Excited State Electron Transfer from Ru(II) Polypyridyl Complexes Anchored to Nanocrystalline TiO2 through Rigid-Rod Linkers

Abstract

Rigid-rod linkers varying in length were used to bind Ru(II) polypyridyl complexes to the surface of TiO2 (anatase) and of ZrO2 nanoparticle thin films. The linkers were made of p-phenyleneethynylene (Ph-E)n bridges carrying two COOR anchoring groups at the end and were capped with Ru(II) polypyridyl complexes as the sensitizing chromophores. Two series of rigid-rod sensitizers were prepared: Ru complexes having bpy or 4,4‘-(Cl)2-bpy as the ancillary ligands. In the first series, the excited state was localized on the rigid-rod linker, in the second series, the excited states were localized on the 4,4‘-(Cl)2-bpy ligands.
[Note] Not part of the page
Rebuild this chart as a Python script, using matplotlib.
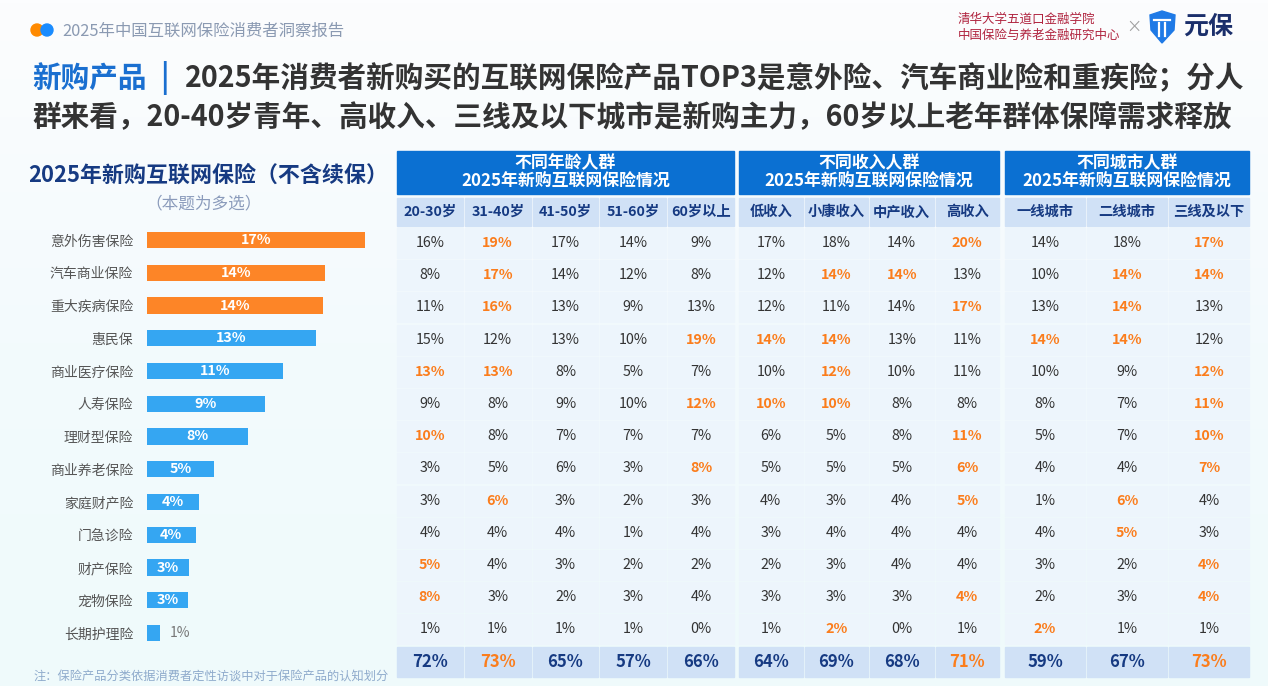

The rigid-rod sensitizers with Ru(bpy)2 complexes did bind strongly (Kad ∼ 105 M-1) with high surface coverages (∼10-8 mol/cm2) on the nanostructured metal oxide films, ZrO2 and anatase TiO2. The length of the fully conjugated rigid-rod linker influences the photophysical properties of the sensitizer, and nanosecond transient absorption measurements indicated long-lived metal-to-ligand charge-transfer (MLCT) excited states (∼2 μs) with evidence for delocalization onto the rigid-rod linker. The interfacial electron transfer behavior on TiO2 was found to be dependent on the Brønsted acidity or basicity of the surface. On base pretreated TiO2, the excited state electron injection yields were low and could be increased by addition of LiClO4 to an external CH3CN solution. Under these conditions, a fraction of the injection process could be time resolved on a 10 ns time scale. On acidic TiO2, ultrafast excited state electron injection was observed for both series. Recombination was found to be second order with average rate constants independent of which rigid-rod sensitizer was excited. For rigid-rod sensitizers with Ru(4,4‘-(Cl)2-bpy)2, there was evidence for a direct interaction between the 4,4‘-(Cl)2-bpy ligands and the TiO2 surface. Photophysical and interfacial electron transfer properties of these Cl-substituted complexes were nearly independent of the rigid-rod length.